Polygon reports that the issues around TT Games’ ‘culture of crunch’ date right back to its formation in 2005 from when the success of the LEGO video games prompted the development and release of a new title every year.

It is further reported that the year after Warner Bros. completed their takeover 2007 of TT Games, a company-wide satisfaction survey achieved the lowest results in the history of the company at the time, but that no changes addressing salaries or schedules or the crunch culture were made.

Creative Director Jon Burton is alleged to have yelled at staff who would try to leave their desks on time at the end of the day, whilst the expectation around overtime apparently continued under Burton’s successors David Dootson (2013-2018) and Paul Flanagan (2018-2020). TT Games staff recall to Polygon breaking down at the end of working days, and coined that they were suffering from ‘PTTSD’, such were the stresses they were under.

“I can’t respond to these points as I have continuing obligations to TT that I don’t want to risk breaking (for example – confidentiality and non-disparagement),” said Burton when reached for comment by Polygon.
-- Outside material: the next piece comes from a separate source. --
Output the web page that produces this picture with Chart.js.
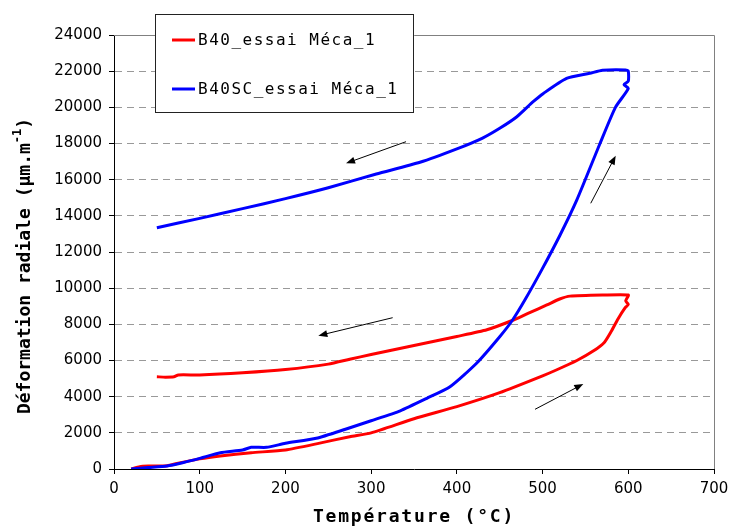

“I can clarify a couple of things for you though. I founded the company [Traveller’s Tales] in 1989 and was the owner of TT Games until I sold it to Warner Bros. in 2007. I moved to California in 2013, at which point my job title first changed to Creative Executive, and then later to Creative Executive Advisor, and as you can imagine, any insight into the day to day running of the studio ended when I moved.”

The reported information has not otherwise been commented on at this time by TT Games or Warner Bros. However, these allegations follow several employees of TT Games leaving the company last year to form a new studio, including one who described working on LEGO Star Wars: The Skywalker Saga as both ‘fun and miserable’.